身代わり花嫁として嫁ぎましたが、どうやら旦那様も身代わりのようです?
 先生は何も言わずに、微笑みながら大きく頷いた。

 先ほどまでの紳士的で優しそうな表情が少しずつ変化していく。椅子の背もたれに思い切り背中を預けて腕を組んだ先生の顔は、まるでイタズラっ子が何かをたくらんでいるような表情に変わった。


「……先生?」
「国王陛下から急に侍医が派遣されるなんて、おかしな話だと思わなかった? 君がロンベルクで毒にやられたっていう報告がこっちにも上がってきたから、陛下に頼んでちょっと調べさせてもらってたんだ」
「陛下に……頼んだ?」
「そう! いやあ、ヴァレリー伯爵家は悪人の巣窟だね! 知らなかったとはいえ、こんな家から妻を娶らせるなんて陛下もひどいなあ。あ、ちなみに僕のこと誰か分かる?」


 そう言って先生は姿勢を起こし、私の顔を覗き込んだ。


 ……まさか。まさかとは思うけど。

 私より少し年上の二十代半ばくらいに見える、目の前の若い男。

 どこかしらユーリ様と面影が似ている。まさかこの人は……


「もしかして……リカルド・シャゼル様ですか?」
「正解!!」


 男はテーブルに両手をパンッと付いて立ち上がった。急にテンションが上がった彼について行けなくて、私は椅子から落ちそうになる。


「ちょっと……正解って……!」
「そんな顔しないでよ。ほら、君の夫です! よろしくね!」
「ええっ……?!」


 リカルド・シャゼル。
 一度も会ったことのなかった、私の旦那様。
 ユーリ様の従兄で、結婚式当日に失踪した男。


「リカルド様! なぜこんなところにいるんですか……?!」
「それはこっちのセリフでしょ。
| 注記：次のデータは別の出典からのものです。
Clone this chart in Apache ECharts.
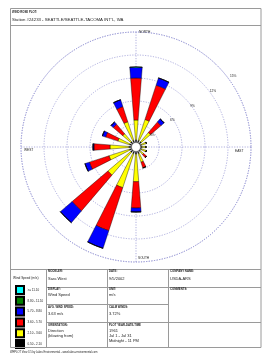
<!DOCTYPE html>
<html><head><meta charset="utf-8">
<script src="https://cdn.jsdelivr.net/npm/echarts@6/dist/echarts.min.js"></script>
<style>html,body{margin:0;padding:0;background:#fff}#c{width:270px;height:361px}</style>
</head><body><div id="c"></div>
<script>
// ---- data ----
const directions = ['N','NNE','NE','ENE','E','ESE','SE','SSE','S','SSW','SW','WSW','W','WNW','NW','NNW'];
const speedClasses = ['0.50 - 2.10','2.10 - 3.60','3.60 - 5.70','5.70 - 8.80','8.80 - 11.10','>= 11.10'];
const classColors = ['#000000','#ffff00','#ff0000','#0000ff','#008000','#00ffff'];
// frequency (%) per direction for each speed class
const freq_0_50_2_10  = [0.91,0.91,0.91,0.78,0.78,0.78,0.78,0.91,0.91,0.91,0.91,0.91,0.91,0.91,0.91,0.91];
const freq_2_10_3_60  = [2.61,2.87,1.57,0.65,0.52,0.65,0.52,1.18,3.62,4.67,3.92,2.79,2.48,1.57,1.37,2.55];
const freq_3_60_5_70  = [5.48,4.70,1.82,0.00,0.00,0.00,0.53,0.78,3.43,5.90,6.13,2.69,2.09,1.69,1.63,2.08];
const freq_5_70_8_80  = [1.43,0.99,0.53,0.00,0.00,0.00,0.00,0.00,0.52,2.42,2.02,0.61,0.13,0.45,0.39,0.94];
const freq_8_80_11_10 = [0,0,0,0,0,0,0,0,0,0,0,0,0,0,0,0];
const freq_ge_11_10   = [0,0,0,0,0,0,0,0,0,0,0,0,0,0,0,0];
const ringMax = 15, ringStep = 3;
const ringLabels = [3,6,9,12,15];
const legendOrder = ['>= 11.10','8.80 - 11.10','5.70 - 8.80','3.60 - 5.70','2.10 - 3.60','0.50 - 2.10'];

const classData = [freq_0_50_2_10, freq_2_10_3_60, freq_3_60_5_70, freq_5_70_8_80, freq_8_80_11_10, freq_ge_11_10];

const CX = 136, CY = 147, R = 115;
const FONT = 'Liberation Sans, Arial, sans-serif';
const gridLine = {color:'#8c8cd0', width:0.7, type:[1.2,1.4]};
const border = '#9a9a9a';

function txt(x, y, s, size, bold, align){
  return {type:'text', x:x, y:y, z:50, style:{text:s, fill:'#222', font:(bold?'bold ':'')+size+'px '+FONT, textVerticalAlign:'middle', textAlign:align||'left'}};
}
function ln(x1,y1,x2,y2){
  return {type:'line', z:40, shape:{x1:x1,y1:y1,x2:x2,y2:y2}, style:{stroke:border, lineWidth:1}};
}

const graphics = [
  {type:'rect', z:40, shape:{x:10.5,y:8.5,width:250.5,height:339}, style:{fill:null, stroke:border, lineWidth:1}},
  ln(10,25.5,261,25.5),
  ln(10,269.5,261,269.5),
  ln(46.5,269,46.5,347), ln(107.5,269,107.5,347), ln(168.5,269,168.5,347),
  ln(46,287.5,261,287.5), ln(46,304.5,168,304.5), ln(46,322.5,261,322.5),
  txt(12,12,'WIND ROSE PLOT:',2.8,true),
  txt(12,19.5,"Station #24233 - SEATTLE/SEATTLE-TACOMA INT'L, WA",4.3,false),
  txt(139,32,'NORTH',3.2,false),
  txt(138,258,'SOUTH',3.2,false),
  txt(24,150.5,'WEST',3.2,false),
  txt(235,151,'EAST',3.2,false),
  txt(13,278,'Wind Speed (m/s)',3.2,false),
  txt(48,271.5,'MODELER:',2.8,true), txt(48,278.5,'Sara West',4,false),
  txt(48,289.5,'DISPLAY:',2.8,true), txt(48,295,'Wind Speed',4,false),
  txt(48,307,'AVG. WIND SPEED:',2.8,true), txt(48,314,'3.63 m/s',4,false),
  txt(48,325,'ORIENTATION:',2.8,true), txt(48,330.7,'Direction',4,false), txt(48,335.8,'(blowing from)',4,false),
  txt(109,271.5,'DATE:',2.8,true), txt(109,278.5,'9/5/2002',4,false),
  txt(109,289.5,'UNIT:',2.8,true), txt(109,295,'m/s',4,false),
  txt(109,307,'CALM WINDS:',2.8,true), txt(109,314,'3.72%',4,false),
  txt(109,325,'PLOT YEAR-DATE-TIME',2.8,true), txt(109,330.7,'1961',4,false), txt(109,335.8,'Jul 1 - Jul 31',4,false), txt(109,340.9,'Midnight - 11 PM',4,false),
  txt(170,271.5,'COMPANY NAME:',2.8,true), txt(170,278.5,'USDA-ARS',4,false),
  txt(170,289.5,'COMMENTS:',2.8,true),
  txt(10,352,'WRPLOT View 3.5 by Lakes Environmental - www.lakes-environmental.com',2.6,false),
  {type:'circle', z:60, shape:{cx:CX, cy:CY, r:4.5}, style:{fill:'#fff', stroke:'#555', lineWidth:0.6}}
];
// ring percentage labels along ~36 deg above east
const labelAngle = 36 * Math.PI / 180;
ringLabels.forEach(v => {
  const r = R * v / ringMax * 1.087 - 5;
  graphics.push(txt(CX + r * Math.cos(labelAngle), CY - r * Math.sin(labelAngle), v + '%', 3.2, false, 'center'));
});

const series = speedClasses.map((name, i) => ({
  name: name, type:'bar', coordinateSystem:'polar', polarIndex:0, stack:'rose',
  barWidth:'40%', data: classData[i], silent:true, z:10,
  itemStyle:{color:classColors[i], borderColor:'#000', borderWidth:0.4}
}));

const chart = echarts.init(document.getElementById('c'), null, {renderer:'canvas'});
chart.setOption({
  animation:false,
  backgroundColor:'#fff',
  polar:[
    {center:[CX,CY], radius:R},
    {center:[CX,CY], radius:R}
  ],
  angleAxis:[
    {polarIndex:0, type:'category', data:directions, startAngle:90+360/32, clockwise:true,
     axisLine:{show:false}, axisTick:{show:false}, axisLabel:{show:false}, splitLine:{show:false}},
    {polarIndex:1, type:'value', min:0, max:360, interval:90, startAngle:90, clockwise:true,
     axisLine:{show:true, lineStyle:gridLine}, axisTick:{show:false}, axisLabel:{show:false},
     splitLine:{show:true, lineStyle:gridLine}}
  ],
  radiusAxis:[
    {polarIndex:0, type:'value', min:0, max:ringMax, axisLine:{show:false}, axisTick:{show:false}, axisLabel:{show:false}, splitLine:{show:false}},
    {polarIndex:1, type:'value', min:0, max:ringMax, interval:ringStep, axisLine:{show:false}, axisTick:{show:false}, axisLabel:{show:false},
     splitLine:{show:true, lineStyle:gridLine}}
  ],
  legend:{
    data:legendOrder, orient:'vertical', left:15, top:285, itemWidth:8, itemHeight:8, itemGap:0.8,
    padding:0, icon:'rect', selectedMode:false, textStyle:{fontSize:3, color:'#222', fontFamily:FONT, padding:[0,0,0,-1.5]}
  },
  series: series,
  graphic: graphics
});
</script></body></html>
なぜユーリのこと置いて来たの?」
「置いて来るってなんですか? 何故そんなに開き直っているの? 状況が全然分かりません!」


 リカルド・シャゼル様は結婚式から逃げたことも、ユーリ様に仕事と私のことを押し付けたことも、全く悪びれる様子がない。ニヤニヤと笑いながら、さも当然かのように私の夫を名乗る。

 辺境伯に任命されたのが嫌でロンベルクから逃げた男が、なぜだかヴァレリー伯爵家でお母様の治療をしている。一体どう繋げれば、この点と点が結ばれるというの?

 私には何一つ想像がつかず、空いた口がふさがらなかった。